The Dann sisters persuaded the UN of their case, which subsequently ordered the US government to halt all actions against the Western Shoshone people, a mandate which was mostly ignored.

==Mary Dann==
Mary Dann (January 2, 1923 – April 22, 2005) (Western Shoshone) was a Native American activist. She died from an accident on her ranch in Crescent Valley, central Nevada, on April 22, 2005.

==Carrie Dann==
Carrie Dann (1932 – January 1, 2021) was a Western Shoshone spiritual elder and activist for land and tribal rights.
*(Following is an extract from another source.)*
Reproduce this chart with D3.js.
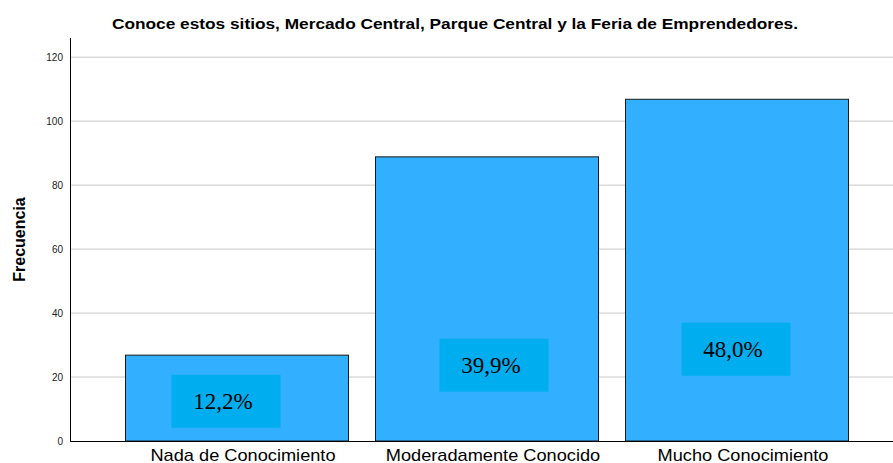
<!DOCTYPE html>
<html>
<head>
<meta charset="utf-8">
<script src="https://cdn.jsdelivr.net/npm/d3@7"></script>
<style>
  body { margin: 0; background: #fff; }
  svg { display: block; }
</style>
</head>
<body>
<div id="chart"></div>
<script>
// Data
const categories = ["Nada de Conocimiento", "Moderadamente Conocido", "Mucho Conocimiento"];
const counts = [27, 89, 107];
const percentLabels = ["12,2%", "39,9%", "48,0%"];
// where each percentage box sits (value units of the y axis, offset in px from bar centre)
const labelY = [12.4, 23.7, 28.7];
const labelDx = [-11, 7, -1];
const yTicks = [0, 20, 40, 60, 80, 100, 120];

const title = "Conoce estos sitios, Mercado Central, Parque Central y la Feria de Emprendedores.";

const W = 893, H = 463;
const svg = d3.select("#chart").append("svg")
    .attr("width", W)
    .attr("height", H);

const plotLeft = 70, plotRight = 893, plotBottom = 441;

const y = d3.scaleLinear()
    .domain([0, 126])
    .range([plotBottom, 38]);

const x = d3.scaleBand()
    .domain(categories)
    .range([112, 862])
    .paddingInner(0.104)
    .paddingOuter(0.052);

// Title
svg.append("text")
    .attr("x", 455)
    .attr("y", 29)
    .attr("text-anchor", "middle")
    .attr("textLength", 686)
    .attr("lengthAdjust", "spacingAndGlyphs")
    .style("font-family", "Liberation Sans, Arial, sans-serif")
    .style("font-weight", "bold")
    .style("font-size", "15.5px")
    .attr("fill", "#000")
    .text(title);

// Gridlines
svg.append("g")
    .selectAll("line")
    .data(yTicks.filter(d => d > 0))
    .join("line")
    .attr("x1", plotLeft)
    .attr("x2", plotRight)
    .attr("y1", d => y(d))
    .attr("y2", d => y(d))
    .attr("stroke", "#c8c8c8")
    .attr("stroke-width", 1);

// Y axis
const yAxis = svg.append("g")
    .attr("transform", `translate(${plotLeft},0)`)
    .call(d3.axisLeft(y).tickValues(yTicks).tickSize(0).tickPadding(7));
yAxis.select(".domain").remove();
yAxis.selectAll("text")
    .style("font-family", "Liberation Sans, Arial, sans-serif")
    .style("font-size", "10px")
    .attr("fill", "#222");

svg.append("line")
    .attr("x1", plotLeft + 0.5).attr("x2", plotLeft + 0.5)
    .attr("y1", 38).attr("y2", plotBottom)
    .attr("stroke", "#000");

// Y label
svg.append("text")
    .attr("transform", `translate(25,${(y(0) + y(126)) / 2}) rotate(-90)`)
    .attr("text-anchor", "middle")
    .style("font-family", "Liberation Sans, Arial, sans-serif")
    .style("font-weight", "bold")
    .style("font-size", "16px")
    .text("Frecuencia");

// Bars
svg.append("g")
    .selectAll("rect")
    .data(counts)
    .join("rect")
    .attr("x", (d, i) => x(categories[i]) + 0.5)
    .attr("y", d => y(d) + 0.5)
    .attr("width", x.bandwidth() - 1)
    .attr("height", d => y(0) - y(d) - 0.5)
    .attr("fill", "#33afff")
    .attr("stroke", "#1a1a1a")
    .attr("stroke-width", 1);

// X axis
const xAxis = svg.append("g")
    .attr("transform", `translate(0,${plotBottom})`)
    .call(d3.axisBottom(x).tickSize(0).tickPadding(8));
xAxis.select(".domain").remove();
xAxis.selectAll("text")
    .attr("x", 6)
    .style("font-family", "Liberation Sans, Arial, sans-serif")
    .style("font-size", "17px")
    .attr("fill", "#000")
    .each(function() {
        // the original image is slightly stretched horizontally
        const w = this.getComputedTextLength();
        d3.select(this)
            .attr("textLength", w * 1.07)
            .attr("lengthAdjust", "spacingAndGlyphs");
    });

svg.append("line")
    .attr("x1", plotLeft).attr("x2", plotRight)
    .attr("y1", plotBottom + 0.5).attr("y2", plotBottom + 0.5)
    .attr("stroke", "#000");

// Percentage boxes
const boxW = 109, boxH = 53;
const labels = svg.append("g")
    .selectAll("g")
    .data(percentLabels)
    .join("g")
    .attr("transform", (d, i) =>
        `translate(${x(categories[i]) + x.bandwidth() / 2 + labelDx[i]},${y(labelY[i])})`);

labels.append("rect")
    .attr("x", -boxW / 2)
    .attr("y", -boxH / 2)
    .attr("width", boxW)
    .attr("height", boxH)
    .attr("fill", "#00aeef");

labels.append("text")
    .attr("x", -3)
    .attr("text-anchor", "middle")
    .attr("dy", "0.35em")
    .style("font-family", "Liberation Serif, 'Times New Roman', serif")
    .style("font-size", "23px")
    .attr("fill", "#000")
    .text(d => d);
</script>
</body>
</html>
On April 1, 2007, Carrie Dann was arrested with 38 other activists for trespassing at the Nevada Test Site at a Nevada Desert Experience event protesting governmental programs at the site. She has continued with activities to try to end nuclear testing and programs at the site.
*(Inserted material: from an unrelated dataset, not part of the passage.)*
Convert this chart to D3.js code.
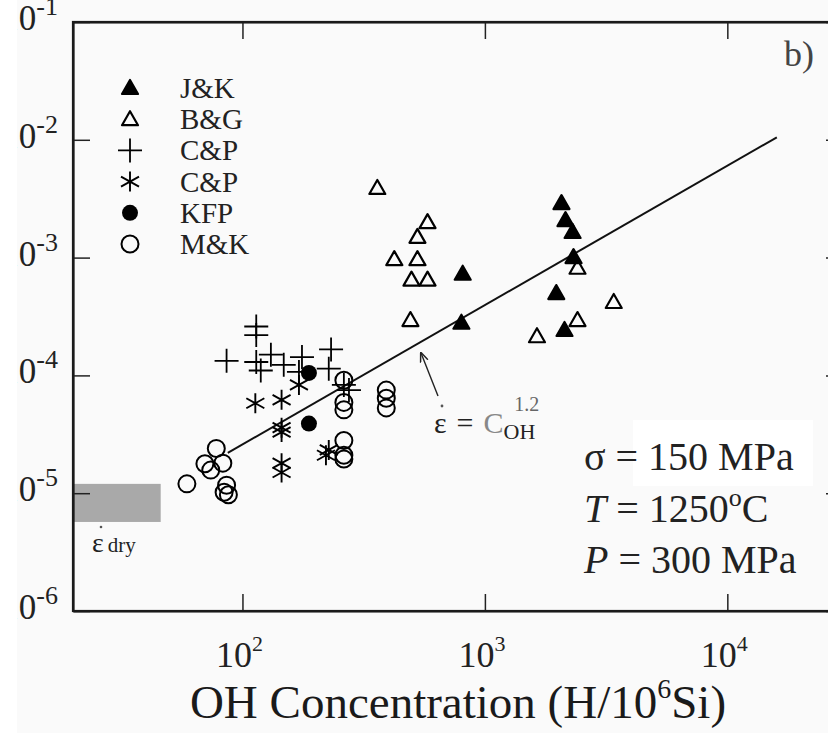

In November 2008 Dann, with members of the Western Shoshone Defense Project and four other tribal and public interest groups, sued in federal court against the US and Canadian Barrick Gold, seeking an injunction to stop the "largest open pit cyanide heap leach gold mines in the United States - the Cortez Hills Expansion Project on Mt. Tenabo," Nevada. The Western Shoshone consider this to be sacred land. In addition to spiritual concerns, tribal and other groups are concerned about the proposed project's environmental impact on water, air and ground quality.

==Representation in documentary films==

- Newe Segobia is Not for Sale (1993) was produced by Jesse Drew. The film depicts confrontations between Federal Bureau of Land Management officers determined to impound the Dann sisters' livestock, and the Danns' demonstration of US treaty violations.
- American Outrage (2008) is a documentary film about the Dann sisters and their decades-long struggle against the U.S. Government for the right to graze their horses on tribal grazing land. The film follows the Dann sisters and tribal rights advocates as the case was ruled on by the US Supreme Court and the United Nations.